**TASK TO CARRY OUT**
Quote, please, the line with "Write the matplotlib code for this chart.", the line with "clip_on=clip, zorder=3)", and every line between them, exactly and with nothing else.

>> Start MATERIALS PROVIDED

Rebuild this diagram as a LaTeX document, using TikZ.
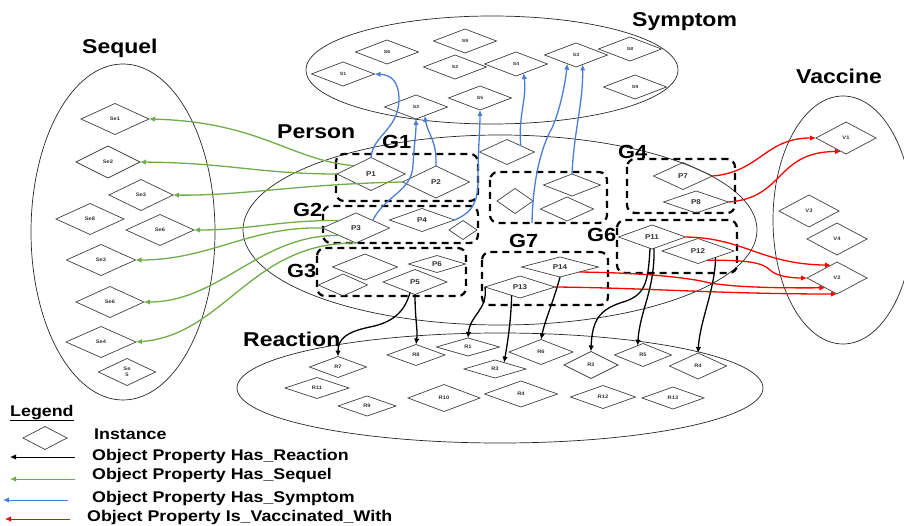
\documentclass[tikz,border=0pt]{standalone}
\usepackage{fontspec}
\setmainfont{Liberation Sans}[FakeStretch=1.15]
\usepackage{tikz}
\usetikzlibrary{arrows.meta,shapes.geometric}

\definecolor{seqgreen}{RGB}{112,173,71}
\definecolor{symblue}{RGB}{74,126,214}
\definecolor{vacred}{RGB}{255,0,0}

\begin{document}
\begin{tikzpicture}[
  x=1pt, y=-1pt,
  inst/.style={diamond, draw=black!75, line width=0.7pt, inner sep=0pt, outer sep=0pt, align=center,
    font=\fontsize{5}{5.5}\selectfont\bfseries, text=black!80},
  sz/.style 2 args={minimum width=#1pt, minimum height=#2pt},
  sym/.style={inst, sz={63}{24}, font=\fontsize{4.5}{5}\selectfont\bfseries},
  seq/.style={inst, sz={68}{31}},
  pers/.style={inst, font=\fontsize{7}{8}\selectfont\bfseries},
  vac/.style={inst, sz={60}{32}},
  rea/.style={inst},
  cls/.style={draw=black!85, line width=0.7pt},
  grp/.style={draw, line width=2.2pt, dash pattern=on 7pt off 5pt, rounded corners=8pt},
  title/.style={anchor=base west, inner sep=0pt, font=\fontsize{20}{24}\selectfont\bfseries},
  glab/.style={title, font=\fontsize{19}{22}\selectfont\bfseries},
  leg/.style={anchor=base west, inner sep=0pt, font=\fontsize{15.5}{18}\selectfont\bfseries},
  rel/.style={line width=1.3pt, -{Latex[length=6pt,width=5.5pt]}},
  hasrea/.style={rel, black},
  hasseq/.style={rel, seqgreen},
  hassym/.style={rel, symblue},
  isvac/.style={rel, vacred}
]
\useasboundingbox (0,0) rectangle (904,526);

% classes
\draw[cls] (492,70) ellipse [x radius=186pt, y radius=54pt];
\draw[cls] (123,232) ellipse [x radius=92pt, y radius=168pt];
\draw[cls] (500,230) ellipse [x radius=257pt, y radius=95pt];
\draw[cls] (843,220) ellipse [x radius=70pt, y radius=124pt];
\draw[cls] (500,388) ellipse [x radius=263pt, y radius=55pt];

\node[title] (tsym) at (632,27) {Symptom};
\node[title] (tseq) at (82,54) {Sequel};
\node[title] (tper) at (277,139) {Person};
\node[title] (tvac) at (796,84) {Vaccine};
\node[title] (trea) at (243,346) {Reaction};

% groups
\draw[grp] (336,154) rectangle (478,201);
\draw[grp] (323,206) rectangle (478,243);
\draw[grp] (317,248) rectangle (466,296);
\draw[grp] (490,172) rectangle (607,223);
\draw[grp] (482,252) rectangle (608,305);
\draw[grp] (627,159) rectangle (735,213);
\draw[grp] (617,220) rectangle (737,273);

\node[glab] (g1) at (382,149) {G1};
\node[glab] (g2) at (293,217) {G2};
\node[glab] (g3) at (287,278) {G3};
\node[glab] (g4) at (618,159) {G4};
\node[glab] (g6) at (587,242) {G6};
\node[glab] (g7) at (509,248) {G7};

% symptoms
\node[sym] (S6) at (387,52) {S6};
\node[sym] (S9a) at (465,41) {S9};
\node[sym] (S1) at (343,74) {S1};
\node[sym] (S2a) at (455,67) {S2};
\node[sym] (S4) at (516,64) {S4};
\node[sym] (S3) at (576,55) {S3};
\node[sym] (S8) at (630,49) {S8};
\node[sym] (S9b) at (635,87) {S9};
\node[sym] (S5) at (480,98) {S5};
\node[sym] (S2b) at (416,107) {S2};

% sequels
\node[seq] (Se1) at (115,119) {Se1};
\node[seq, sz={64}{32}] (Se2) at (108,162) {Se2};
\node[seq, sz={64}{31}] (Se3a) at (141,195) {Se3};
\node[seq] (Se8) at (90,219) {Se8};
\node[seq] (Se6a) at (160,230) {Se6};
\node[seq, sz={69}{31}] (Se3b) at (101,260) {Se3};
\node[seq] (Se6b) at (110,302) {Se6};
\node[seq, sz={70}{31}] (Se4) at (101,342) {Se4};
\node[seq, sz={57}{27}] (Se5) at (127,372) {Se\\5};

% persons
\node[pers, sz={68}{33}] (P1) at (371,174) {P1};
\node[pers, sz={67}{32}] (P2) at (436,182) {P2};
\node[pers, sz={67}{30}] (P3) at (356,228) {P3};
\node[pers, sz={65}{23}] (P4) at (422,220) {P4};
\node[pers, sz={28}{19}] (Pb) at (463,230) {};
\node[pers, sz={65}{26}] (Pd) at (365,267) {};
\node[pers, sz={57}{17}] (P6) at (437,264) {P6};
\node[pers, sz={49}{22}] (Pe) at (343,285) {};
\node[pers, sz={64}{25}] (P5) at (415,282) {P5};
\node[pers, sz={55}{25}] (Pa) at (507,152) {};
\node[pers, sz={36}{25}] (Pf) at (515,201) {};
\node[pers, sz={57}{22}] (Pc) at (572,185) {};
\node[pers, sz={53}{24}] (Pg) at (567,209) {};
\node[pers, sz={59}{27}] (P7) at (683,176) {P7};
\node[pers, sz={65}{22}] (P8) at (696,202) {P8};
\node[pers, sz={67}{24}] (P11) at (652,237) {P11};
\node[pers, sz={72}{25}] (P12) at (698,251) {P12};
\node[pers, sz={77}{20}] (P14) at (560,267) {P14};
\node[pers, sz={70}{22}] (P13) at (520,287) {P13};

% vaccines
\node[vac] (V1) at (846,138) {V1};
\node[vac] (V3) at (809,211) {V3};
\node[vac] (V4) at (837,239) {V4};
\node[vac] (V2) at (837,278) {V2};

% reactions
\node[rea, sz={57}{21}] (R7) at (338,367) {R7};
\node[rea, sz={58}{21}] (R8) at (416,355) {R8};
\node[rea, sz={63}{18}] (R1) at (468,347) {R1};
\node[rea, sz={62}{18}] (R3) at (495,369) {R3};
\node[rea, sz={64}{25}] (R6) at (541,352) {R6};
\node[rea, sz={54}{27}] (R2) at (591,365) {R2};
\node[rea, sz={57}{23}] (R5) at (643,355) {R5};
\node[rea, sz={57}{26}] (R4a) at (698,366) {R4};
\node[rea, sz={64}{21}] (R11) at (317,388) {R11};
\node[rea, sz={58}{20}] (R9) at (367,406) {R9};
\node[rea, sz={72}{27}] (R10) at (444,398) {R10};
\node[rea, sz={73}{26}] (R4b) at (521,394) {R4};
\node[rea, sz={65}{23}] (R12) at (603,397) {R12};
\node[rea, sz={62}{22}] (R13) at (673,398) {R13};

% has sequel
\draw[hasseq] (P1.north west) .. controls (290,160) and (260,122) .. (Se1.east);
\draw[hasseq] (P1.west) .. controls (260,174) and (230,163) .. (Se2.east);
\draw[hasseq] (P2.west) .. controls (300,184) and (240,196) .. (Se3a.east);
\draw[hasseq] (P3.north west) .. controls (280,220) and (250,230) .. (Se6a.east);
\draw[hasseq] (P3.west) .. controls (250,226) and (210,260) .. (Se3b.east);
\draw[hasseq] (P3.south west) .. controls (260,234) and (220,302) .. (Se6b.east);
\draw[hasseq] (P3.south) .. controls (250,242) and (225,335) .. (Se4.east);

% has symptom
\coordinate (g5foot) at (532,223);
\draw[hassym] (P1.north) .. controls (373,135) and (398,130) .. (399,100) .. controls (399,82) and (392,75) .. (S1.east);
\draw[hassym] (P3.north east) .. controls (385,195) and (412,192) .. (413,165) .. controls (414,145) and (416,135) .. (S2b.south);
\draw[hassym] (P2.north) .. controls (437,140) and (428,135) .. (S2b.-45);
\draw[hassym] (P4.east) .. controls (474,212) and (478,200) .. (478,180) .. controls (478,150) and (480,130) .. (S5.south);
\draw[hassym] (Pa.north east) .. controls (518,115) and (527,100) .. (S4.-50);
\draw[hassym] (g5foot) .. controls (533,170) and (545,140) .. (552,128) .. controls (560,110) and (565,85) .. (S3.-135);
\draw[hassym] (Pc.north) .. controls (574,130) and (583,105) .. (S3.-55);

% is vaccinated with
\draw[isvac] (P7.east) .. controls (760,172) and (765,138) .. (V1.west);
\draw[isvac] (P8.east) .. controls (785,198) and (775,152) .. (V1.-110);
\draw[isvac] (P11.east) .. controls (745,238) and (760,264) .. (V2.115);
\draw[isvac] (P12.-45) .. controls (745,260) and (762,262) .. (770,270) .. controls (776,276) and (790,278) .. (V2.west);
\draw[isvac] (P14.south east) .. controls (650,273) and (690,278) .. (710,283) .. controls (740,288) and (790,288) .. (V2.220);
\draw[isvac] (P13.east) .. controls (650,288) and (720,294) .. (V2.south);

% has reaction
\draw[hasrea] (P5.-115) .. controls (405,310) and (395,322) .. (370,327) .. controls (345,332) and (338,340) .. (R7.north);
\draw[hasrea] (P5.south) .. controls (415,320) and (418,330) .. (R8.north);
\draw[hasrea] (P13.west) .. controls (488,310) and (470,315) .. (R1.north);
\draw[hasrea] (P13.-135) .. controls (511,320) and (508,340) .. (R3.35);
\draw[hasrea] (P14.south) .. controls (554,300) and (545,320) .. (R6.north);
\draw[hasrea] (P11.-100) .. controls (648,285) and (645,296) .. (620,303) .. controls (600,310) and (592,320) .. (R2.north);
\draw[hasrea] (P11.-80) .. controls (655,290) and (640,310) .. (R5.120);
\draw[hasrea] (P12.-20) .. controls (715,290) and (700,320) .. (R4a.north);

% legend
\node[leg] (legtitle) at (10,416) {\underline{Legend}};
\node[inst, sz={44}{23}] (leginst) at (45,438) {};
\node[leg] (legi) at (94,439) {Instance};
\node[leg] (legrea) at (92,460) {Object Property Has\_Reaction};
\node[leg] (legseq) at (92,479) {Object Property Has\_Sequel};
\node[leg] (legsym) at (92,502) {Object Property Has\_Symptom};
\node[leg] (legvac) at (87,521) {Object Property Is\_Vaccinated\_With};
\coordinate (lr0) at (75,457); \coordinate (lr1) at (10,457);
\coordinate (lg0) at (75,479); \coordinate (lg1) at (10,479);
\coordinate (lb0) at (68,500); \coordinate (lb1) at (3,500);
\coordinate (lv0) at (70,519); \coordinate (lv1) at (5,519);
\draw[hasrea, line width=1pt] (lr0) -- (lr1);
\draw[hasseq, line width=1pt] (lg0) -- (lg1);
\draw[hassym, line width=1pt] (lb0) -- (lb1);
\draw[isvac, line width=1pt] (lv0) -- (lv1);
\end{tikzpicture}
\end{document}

>> End MATERIALS PROVIDED
>> Start MATERIALS PROVIDED

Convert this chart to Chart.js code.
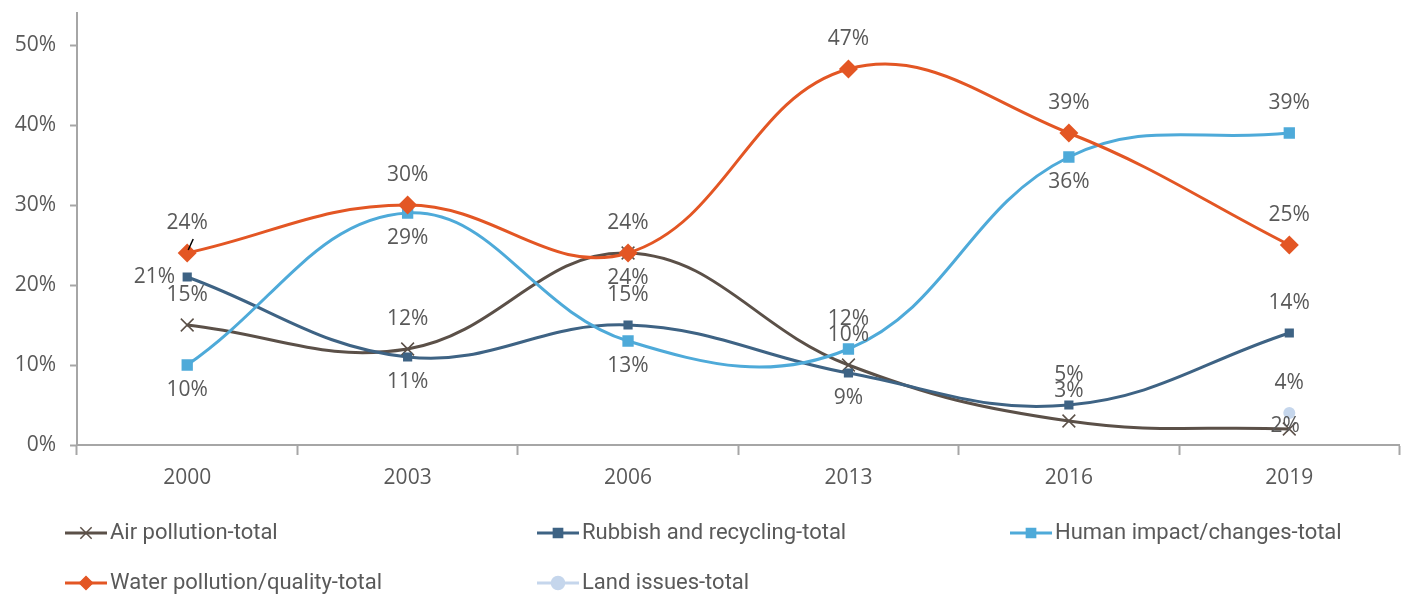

>> End MATERIALS PROVIDED
>> Start MATERIALS PROVIDED

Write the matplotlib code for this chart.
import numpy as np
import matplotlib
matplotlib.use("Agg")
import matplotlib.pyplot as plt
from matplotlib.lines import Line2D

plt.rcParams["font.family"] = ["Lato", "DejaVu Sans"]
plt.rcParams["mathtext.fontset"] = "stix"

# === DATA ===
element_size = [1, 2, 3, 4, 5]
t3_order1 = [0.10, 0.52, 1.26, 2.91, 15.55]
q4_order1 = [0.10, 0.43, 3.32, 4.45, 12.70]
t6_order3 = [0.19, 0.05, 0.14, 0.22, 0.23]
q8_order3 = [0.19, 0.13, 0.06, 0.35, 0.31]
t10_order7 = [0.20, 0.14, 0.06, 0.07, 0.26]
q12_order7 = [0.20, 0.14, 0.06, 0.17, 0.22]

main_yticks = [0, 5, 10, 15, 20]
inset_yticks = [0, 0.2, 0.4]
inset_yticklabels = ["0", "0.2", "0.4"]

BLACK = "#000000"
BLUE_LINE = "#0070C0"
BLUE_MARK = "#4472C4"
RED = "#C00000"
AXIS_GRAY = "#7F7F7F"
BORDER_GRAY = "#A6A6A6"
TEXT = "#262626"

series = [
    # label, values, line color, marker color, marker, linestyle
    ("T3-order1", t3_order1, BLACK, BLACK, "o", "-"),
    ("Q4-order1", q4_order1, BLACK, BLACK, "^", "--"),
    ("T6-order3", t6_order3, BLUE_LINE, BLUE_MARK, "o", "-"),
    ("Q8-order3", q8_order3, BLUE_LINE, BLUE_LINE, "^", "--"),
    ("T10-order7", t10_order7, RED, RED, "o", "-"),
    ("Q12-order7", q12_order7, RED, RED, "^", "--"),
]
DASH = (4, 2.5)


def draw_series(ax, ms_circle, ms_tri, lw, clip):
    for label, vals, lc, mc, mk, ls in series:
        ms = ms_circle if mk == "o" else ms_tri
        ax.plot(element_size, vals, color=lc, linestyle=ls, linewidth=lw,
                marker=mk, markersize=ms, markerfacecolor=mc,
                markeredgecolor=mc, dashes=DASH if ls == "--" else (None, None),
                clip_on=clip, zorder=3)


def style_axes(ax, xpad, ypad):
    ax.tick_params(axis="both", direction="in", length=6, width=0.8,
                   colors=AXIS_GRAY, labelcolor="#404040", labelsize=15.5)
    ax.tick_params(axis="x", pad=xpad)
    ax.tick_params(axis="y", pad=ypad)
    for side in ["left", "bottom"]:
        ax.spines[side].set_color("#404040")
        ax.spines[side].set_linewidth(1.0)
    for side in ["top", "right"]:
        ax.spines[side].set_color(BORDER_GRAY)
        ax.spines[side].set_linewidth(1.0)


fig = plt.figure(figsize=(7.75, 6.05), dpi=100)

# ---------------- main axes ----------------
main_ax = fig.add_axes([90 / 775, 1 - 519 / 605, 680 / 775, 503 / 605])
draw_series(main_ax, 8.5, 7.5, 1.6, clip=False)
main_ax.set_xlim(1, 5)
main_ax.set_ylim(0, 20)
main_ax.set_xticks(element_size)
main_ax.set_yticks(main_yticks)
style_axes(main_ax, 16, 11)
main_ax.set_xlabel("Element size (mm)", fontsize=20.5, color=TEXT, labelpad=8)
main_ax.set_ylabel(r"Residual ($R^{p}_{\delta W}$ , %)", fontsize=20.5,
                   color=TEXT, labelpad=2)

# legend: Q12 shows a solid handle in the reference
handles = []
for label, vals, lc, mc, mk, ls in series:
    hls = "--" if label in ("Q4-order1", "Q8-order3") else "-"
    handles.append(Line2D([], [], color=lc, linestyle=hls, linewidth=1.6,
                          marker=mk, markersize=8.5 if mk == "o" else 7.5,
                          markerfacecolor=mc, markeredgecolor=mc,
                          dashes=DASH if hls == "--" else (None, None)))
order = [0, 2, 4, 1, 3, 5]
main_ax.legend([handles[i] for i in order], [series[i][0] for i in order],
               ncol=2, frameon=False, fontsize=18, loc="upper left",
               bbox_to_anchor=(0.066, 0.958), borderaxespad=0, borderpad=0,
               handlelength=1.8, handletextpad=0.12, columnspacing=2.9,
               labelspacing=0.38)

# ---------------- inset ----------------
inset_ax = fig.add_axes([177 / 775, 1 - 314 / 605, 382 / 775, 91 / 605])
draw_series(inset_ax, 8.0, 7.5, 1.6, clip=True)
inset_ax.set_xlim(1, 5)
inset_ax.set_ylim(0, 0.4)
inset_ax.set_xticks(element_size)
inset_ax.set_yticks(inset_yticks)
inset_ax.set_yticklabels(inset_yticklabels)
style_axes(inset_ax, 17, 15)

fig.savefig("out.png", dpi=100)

>> End MATERIALS PROVIDED

**PROBLEM SOLUTION**
Write the matplotlib code for this chart.
import numpy as np
import matplotlib
matplotlib.use("Agg")
import matplotlib.pyplot as plt
from matplotlib.lines import Line2D

plt.rcParams["font.family"] = ["Lato", "DejaVu Sans"]
plt.rcParams["mathtext.fontset"] = "stix"

# === DATA ===
element_size = [1, 2, 3, 4, 5]
t3_order1 = [0.10, 0.52, 1.26, 2.91, 15.55]
q4_order1 = [0.10, 0.43, 3.32, 4.45, 12.70]
t6_order3 = [0.19, 0.05, 0.14, 0.22, 0.23]
q8_order3 = [0.19, 0.13, 0.06, 0.35, 0.31]
t10_order7 = [0.20, 0.14, 0.06, 0.07, 0.26]
q12_order7 = [0.20, 0.14, 0.06, 0.17, 0.22]

main_yticks = [0, 5, 10, 15, 20]
inset_yticks = [0, 0.2, 0.4]
inset_yticklabels = ["0", "0.2", "0.4"]

BLACK = "#000000"
BLUE_LINE = "#0070C0"
BLUE_MARK = "#4472C4"
RED = "#C00000"
AXIS_GRAY = "#7F7F7F"
BORDER_GRAY = "#A6A6A6"
TEXT = "#262626"

series = [
    # label, values, line color, marker color, marker, linestyle
    ("T3-order1", t3_order1, BLACK, BLACK, "o", "-"),
    ("Q4-order1", q4_order1, BLACK, BLACK, "^", "--"),
    ("T6-order3", t6_order3, BLUE_LINE, BLUE_MARK, "o", "-"),
    ("Q8-order3", q8_order3, BLUE_LINE, BLUE_LINE, "^", "--"),
    ("T10-order7", t10_order7, RED, RED, "o", "-"),
    ("Q12-order7", q12_order7, RED, RED, "^", "--"),
]
DASH = (4, 2.5)


def draw_series(ax, ms_circle, ms_tri, lw, clip):
    for label, vals, lc, mc, mk, ls in series:
        ms = ms_circle if mk == "o" else ms_tri
        ax.plot(element_size, vals, color=lc, linestyle=ls, linewidth=lw,
                marker=mk, markersize=ms, markerfacecolor=mc,
                markeredgecolor=mc, dashes=DASH if ls == "--" else (None, None),
                clip_on=clip, zorder=3)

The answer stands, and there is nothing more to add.